We’ve all seen stories about how a smartwatch “saved someone’s life” by letting them know their health was out of whack in time to see the doctor. Companies love those kinds of tales, so they make sure we see them. I’ve no doubt they are true and that people have been warned by their wearable.
That doesn’t mean you should rely on it happening for you.
I just went through one of the scariest moments of my life — a reaction to a new medication caused a type of cardiac event. That’s a fancy medical term for when it feels like your heart is in your throat, beating a million miles an hour, making you dizzy and confused. Your eyes can start painfully throbbing, too. I thought I was having a heart attack and was going to die.
I wasn’t, thankfully, and found out it was an episode of Paroxysmal Atrial Fibrillation. The E.R. doctors and resident cardiologist quickly sorted things out, and though I did have a second episode while I was laid up and the medicine was still in my system, the doctors cautiously told me I’d be fine. I flushed the remainder of that medication.
During both episodes, I was wearing my Galaxy Watch 4. During the second episode, when I wasn’t 100% convinced that the grim reaper was coming, I even ran the built-in heart rate monitor, and my watch thought everything was A-OK. To make matters worse, the wires and expensive machinery attached to me and my smartwatch were often 15-10 units apart regarding my heart rate.
Because I am a nerd, I talked to the cardiologist about it. He was adamant that it’s dangerous for people to trust their life to a (relatively) cheap piece of tech that uses LEDs. He called out one brand that claims continuous heart rhythm in particular. “Use them as a secondary tool in addition to regular check-ups with your doctor, but don’t rely on them alone,” was his sage advice.
I get it. The first thing you need to always remember is that manufacturers have to use the cheapest method and parts possible. To read your heart rate, your smartwatch flashes a set of green LEDs and a set of photo-receptive diodes that read the reflected light.
Oxygen-rich blood is redder than depleted blood, and an algorithm uses the data to estimate a heart rate.
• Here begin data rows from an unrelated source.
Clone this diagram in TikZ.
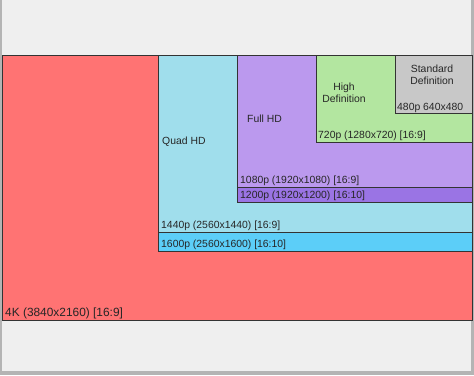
\documentclass[tikz,border=0pt]{standalone}
\usepackage{fontspec}
\setmainfont{Liberation Sans}
\begin{document}
\begin{tikzpicture}[x=1pt,y=-1pt,
  box/.style={draw=black!80, line width=0.8pt},
  lbl/.style={font=\fontsize{10.4}{12.5}\selectfont, inner sep=0pt, anchor=base west, text=black!85},
  cl/.style={font=\fontsize{10.4}{12.5}\selectfont, inner sep=0pt, align=center, text=black!85}]
\definecolor{bg}{HTML}{EFEFEF}
\definecolor{frame}{HTML}{B4B4B4}
\definecolor{red4k}{HTML}{FF7373}
\definecolor{qhd}{HTML}{A0DEEC}
\definecolor{qhdb}{HTML}{5CCEF8}
\definecolor{fhd}{HTML}{BB99EE}
\definecolor{fhdb}{HTML}{9A74E4}
\definecolor{hd}{HTML}{B3E6A0}
\definecolor{sd}{HTML}{C8C8C8}
\useasboundingbox (0,0) rectangle (474,375);
\fill[frame] (0,0) rectangle (474,375);
\fill[bg] (2,0) rectangle (471,371);
% rectangles
\filldraw[box, fill=red4k] (2,55) rectangle (472,320);
\filldraw[box, fill=qhdb] (158,55) rectangle (472,251);
\filldraw[box, fill=qhd] (158,55) rectangle (472,232);
\filldraw[box, fill=fhdb] (237,55) rectangle (472,202);
\filldraw[box, fill=fhd] (237,55) rectangle (472,187);
\filldraw[box, fill=hd] (316,55) rectangle (472,142);
\filldraw[box, fill=sd] (395,55) rectangle (472,113);
% labels
\node[lbl, font=\fontsize{11.9}{14}\selectfont] (k4) at (5,316) {4K (3840x2160) [16:9]};
\node[lbl] (p1600) at (161,247.5) {1600p (2560x1600) [16:10]};
\node[lbl] (p1440) at (161,228.5) {1440p (2560x1440) [16:9]};
\node[lbl] (p1200) at (240,198.5) {1200p (1920x1200) [16:10]};
\node[lbl] (p1080) at (240,183) {1080p (1920x1080) [16:9]};
\node[lbl] (p720) at (318,138.5) {720p (1280x720) [16:9]};
\node[lbl] (p480) at (397,110) {480p 640x480};
\node[lbl] (qhdt) at (162,144) {Quad HD};
\node[lbl] (fhdt) at (247,122) {Full HD};
\node[cl] (hdt) at (344,93) {High\\Definition};
\node[cl] (sdt) at (432,75) {Standard\\Definition};
\end{tikzpicture}
\end{document}
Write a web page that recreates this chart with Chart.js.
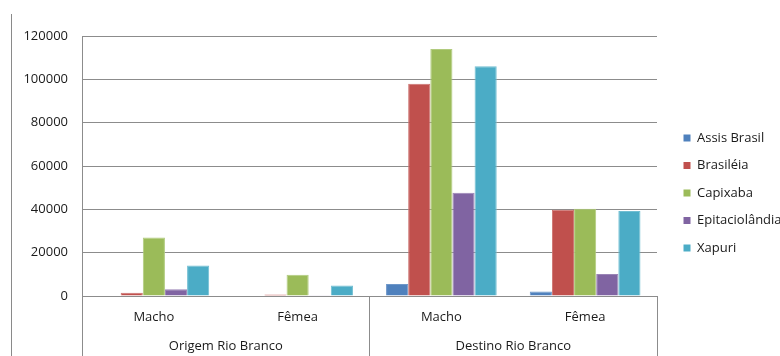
<!DOCTYPE html>
<html>
<head>
<meta charset="utf-8">
<script src="https://cdn.jsdelivr.net/npm/chart.js@4/dist/chart.umd.min.js"></script>
<style>
  html, body { margin: 0; padding: 0; background: #ffffff; }
  #wrap { position: relative; width: 780px; height: 356px; }
  #frame { position: absolute; left: 11px; top: 14px; width: 0; height: 342px; border-left: 1px solid #8a8a8a; }
  canvas { position: absolute; left: 0; top: 0; }
</style>
</head>
<body>
<div id="wrap">
  <canvas id="c" width="780" height="356"></canvas>
  <div id="frame"></div>
</div>
<script>
// ---- data ----
const categories = ['Macho', 'Fêmea', 'Macho', 'Fêmea'];
const groups = ['Origem Rio Branco', 'Destino Rio Branco'];
const seriesNames = ['Assis Brasil', 'Brasiléia', 'Capixaba', 'Epitaciolândia', 'Xapuri'];
const assisBrasil    = [0,     0,    5500,   2100];
const brasileia      = [1500,  700,  98000,  39800];
const capixaba       = [27000, 9800, 114000, 40300];
const epitaciolandia = [3100,  400,  47700,  10100];
const xapuri         = [14100, 4900, 106000, 39200];
const yTicks = [0, 20000, 40000, 60000, 80000, 100000, 120000];

// ---- styles ----
const fills   = ['#4F81BD', '#C0504D', '#9BBB59', '#8064A2', '#4BACC6'];
const borders = ['#6E97C9', '#CD7370', '#B1CB7E', '#9A84B6', '#70BED2'];
const values = [assisBrasil, brasileia, capixaba, epitaciolandia, xapuri];
const gridColor = '#8c8c8c';
const textColor = '#1a1a1a';
const font = { family: '"Open Sans", sans-serif', size: 13 };

const datasets = seriesNames.map((name, i) => ({
  label: name,
  data: values[i],
  backgroundColor: fills[i],
  borderColor: borders[i],
  borderWidth: 1,
  categoryPercentage: 0.77,
  barPercentage: 1.0,
  xAxisID: 'x',
  yAxisID: 'y'
}));

new Chart(document.getElementById('c'), {
  type: 'bar',
  data: { labels: categories, datasets },
  options: {
    responsive: false,
    animation: false,
    devicePixelRatio: 1,
    layout: { padding: { top: 36, left: 0, right: 0, bottom: 0 } },
    plugins: {
      tooltip: { enabled: false },
      legend: {
        position: 'right',
        align: 'start',
        maxWidth: 111,
        title: { display: true, text: '', font: { size: 10 }, padding: { top: 69, bottom: 0 } },
        labels: {
          boxWidth: 7,
          boxHeight: 7,
          padding: 14.5,
          color: textColor,
          font: font,
          generateLabels(chart) {
            return chart.data.datasets.map((ds, i) => ({
              text: ds.label,
              fillStyle: ds.backgroundColor,
              strokeStyle: ds.backgroundColor,
              lineWidth: 0,
              fontColor: textColor,
              datasetIndex: i,
              hidden: false
            }));
          }
        }
      }
    },
    scales: {
      y: {
        position: 'left',
        min: 0,
        max: 120000,
        afterBuildTicks(scale) { scale.ticks = yTicks.map(v => ({ value: v })); },
        afterFit(scale) { scale.width = 82; },
        ticks: { font: font, color: textColor, padding: 14, callback: (v) => String(v) },
        grid: { color: gridColor, drawTicks: false, lineWidth: 1 },
        border: { display: true, color: gridColor, width: 1 }
      },
      yRight: {
        position: 'right',
        display: true,
        afterFit(scale) { scale.width = 12; },
        ticks: { display: false },
        grid: { display: false },
        border: { display: false }
      },
      x: {
        position: 'bottom',
        offset: true,
        afterFit(scale) { scale.height = 34; },
        ticks: { font: font, color: textColor, padding: -47, maxRotation: 0 },
        grid: {
          offset: true,
          drawOnChartArea: false,
          drawTicks: true,
          tickLength: 60,
          color: (ctx) => (ctx.index === undefined || ctx.index % 2 === 0) ? gridColor : 'rgba(0,0,0,0)'
        },
        border: { display: true, color: gridColor, width: 1 }
      },
      x2: {
        type: 'category',
        position: 'bottom',
        labels: groups,
        offset: true,
        afterFit(scale) { scale.height = 26; },
        ticks: { font: font, color: textColor, padding: 0, maxRotation: 0 },
        grid: { display: false },
        border: { display: false }
      }
    }
  }
});
</script>
</body>
</html>
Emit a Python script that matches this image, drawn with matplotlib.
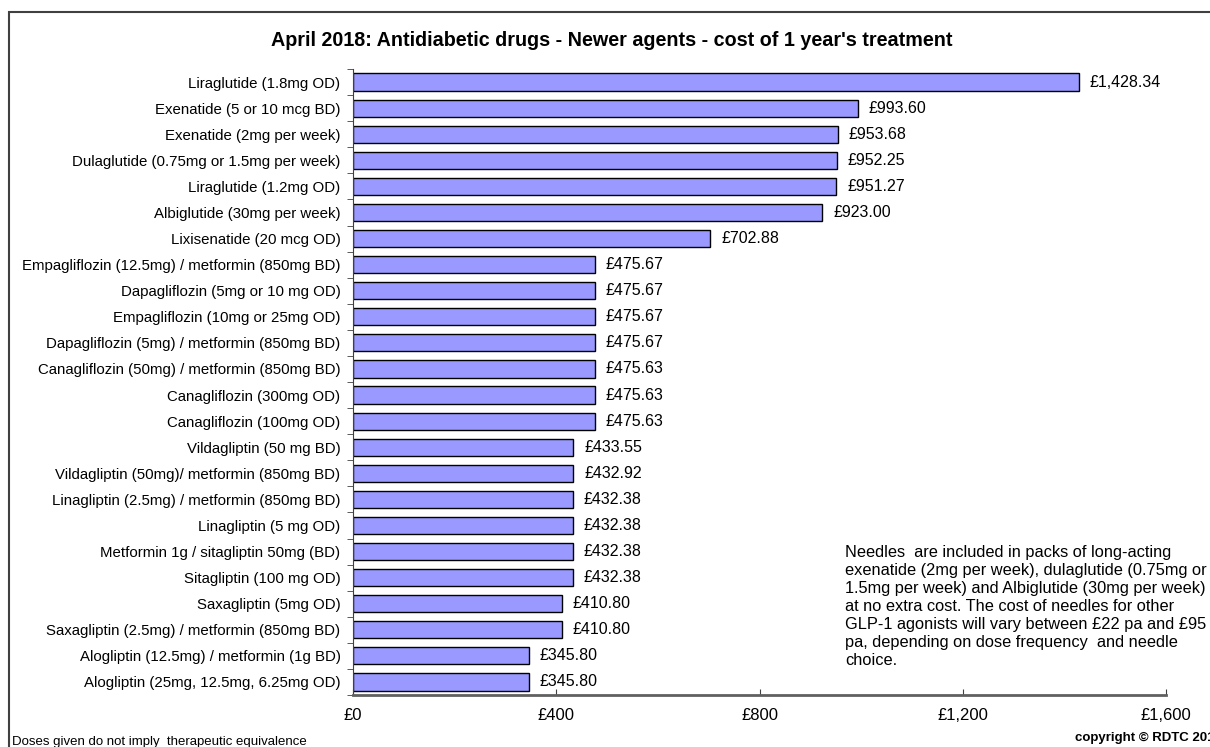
import matplotlib.pyplot as plt
from matplotlib.patches import Rectangle
import numpy as np

plt.rcParams['font.family'] = ['Liberation Sans', 'DejaVu Sans']

# Drugs listed top to bottom, cost of 1 year's treatment in GBP
drugs = [
    "Liraglutide (1.8mg OD)",
    "Exenatide (5 or 10 mcg BD)",
    "Exenatide (2mg per week)",
    "Dulaglutide (0.75mg or 1.5mg per week)",
    "Liraglutide (1.2mg OD)",
    "Albiglutide (30mg per week)",
    "Lixisenatide (20 mcg OD)",
    "Empagliflozin (12.5mg) / metformin (850mg BD)",
    "Dapagliflozin (5mg or 10 mg OD)",
    "Empagliflozin (10mg or 25mg OD)",
    "Dapagliflozin (5mg) / metformin (850mg BD)",
    "Canagliflozin (50mg) / metformin (850mg BD)",
    "Canagliflozin (300mg OD)",
    "Canagliflozin (100mg OD)",
    "Vildagliptin (50 mg BD)",
    "Vildagliptin (50mg)/ metformin (850mg BD)",
    "Linagliptin (2.5mg) / metformin (850mg BD)",
    "Linagliptin (5 mg OD)",
    "Metformin 1g / sitagliptin 50mg (BD)",
    "Sitagliptin (100 mg OD)",
    "Saxagliptin (5mg OD)",
    "Saxagliptin (2.5mg) / metformin (850mg BD)",
    "Alogliptin (12.5mg) / metformin (1g BD)",
    "Alogliptin (25mg, 12.5mg, 6.25mg OD)",
]
costs = [1428.34, 993.60, 953.68, 952.25, 951.27, 923.00, 702.88,
         475.67, 475.67, 475.67, 475.67, 475.63, 475.63, 475.63,
         433.55, 432.92, 432.38, 432.38, 432.38, 432.38,
         410.80, 410.80, 345.80, 345.80]
xticks = [0, 400, 800, 1200, 1600]
xtick_labels = ["£0", "£400", "£800", "£1,200", "£1,600"]

note = ("Needles  are included in packs of long-acting\n"
        "exenatide (2mg per week), dulaglutide (0.75mg or\n"
        "1.5mg per week) and Albiglutide (30mg per week)\n"
        "at no extra cost. The cost of needles for other\n"
        "GLP-1 agonists will vary between £22 pa and £95\n"
        "pa, depending on dose frequency  and needle\n"
        "choice.")

fig = plt.figure(figsize=(12.1, 7.47), dpi=100)
ax = fig.add_axes([353 / 1210, 1 - 695 / 747, (1166 - 353) / 1210, (695 - 69) / 747])

y = np.arange(len(drugs))
ax.barh(y, costs, height=0.66, color='#9999FF', edgecolor='black', linewidth=1.0)
for yi, c in zip(y, costs):
    ax.annotate(f"£{c:,.2f}", (c, yi), xytext=(8, 0), textcoords='offset points',
                va='center', ha='left', fontsize=11.5)

ax.set_ylim(len(drugs) - 0.5, -0.5)
ax.set_xlim(0, 1600)
ax.set_yticks(y)
ax.set_yticklabels(drugs, fontsize=10.8)
ax.set_yticks(np.arange(len(drugs) + 1) - 0.5, minor=True)
ax.tick_params(axis='y', which='major', length=0, pad=9)
ax.tick_params(axis='y', which='minor', length=4, direction='out', color='#404040')
ax.set_xticks(xticks)
ax.set_xticklabels(xtick_labels, fontsize=12)
ax.tick_params(axis='x', length=4, direction='in', pad=9, color='#404040')

for s in ['top', 'right']:
    ax.spines[s].set_visible(False)
ax.spines['left'].set_color('#404040')
ax.spines['bottom'].set_color('#606060')
ax.spines['bottom'].set_linewidth(2)

fig.text(612 / 1210, 1 - 40 / 747,
         "April 2018: Antidiabetic drugs - Newer agents - cost of 1 year's treatment",
         ha='center', va='center', fontsize=14.2, fontweight='bold')
fig.text(845 / 1210, 1 - 545 / 747, note, ha='left', va='top', fontsize=11.8,
         linespacing=1.25)
fig.text(12 / 1210, 1 - 742 / 747, "Doses given do not imply  therapeutic equivalence",
         ha='left', va='center', fontsize=9.5)
fig.text(1075 / 1210, 1 - 738 / 747, "copyright © RDTC 2018",
         ha='left', va='center', fontsize=9.5, fontweight='bold')

# outer frame, running off the right and bottom edges
fig.patches.append(Rectangle((9 / 1210, -0.1), 1.2, 1.1 - 12 / 747,
                             transform=fig.transFigure, fill=False,
                             edgecolor='#404040', linewidth=1.5))

fig.savefig('out.png', dpi=100)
An ECG adds a sensor that completes an electrical circuit across your chest when you place the finger of your other hand on the body case of the watch.
It’s cool tech and works sort of the same way “real” equipment in a hospital works. But it’s made from cheaper parts, has a much wider tolerance, and is never calibrated.
I’m not bitter, and I’m not saying that a smartwatch is useless. I am saying that you can’t place complete faith in them when it comes to something as important as warning you you’re about to have a stroke or heart attack. You need to trust yourself, too.
This probably goes without saying. All the disclaimers in the feature lists of every brand of device that monitors your health says not to trust them. And I’ve no doubt that some brands make better products than others — especially when it comes to body sensors — every company is quick to remind us not to trust their accuracy.
A smartwatch is still a valuable tool when it comes to your health. They are great for monitoring your workouts and keeping track of the statistics, so you don’t have to, and as long as they are consistent, you can spot any trends like a rising resting heart rate. Even if your pulse is really 78, when your watch reads it at 71 all the time, you will know if it starts rising.
This is just a friendly reminder that tech doesn’t replace common sense, especially when it comes to your health. If you think something isn’t right, go see the doctor and make sure. You can still enjoy your smartwatch even if it’s not the caretaker of everything the company that sells it told you it was.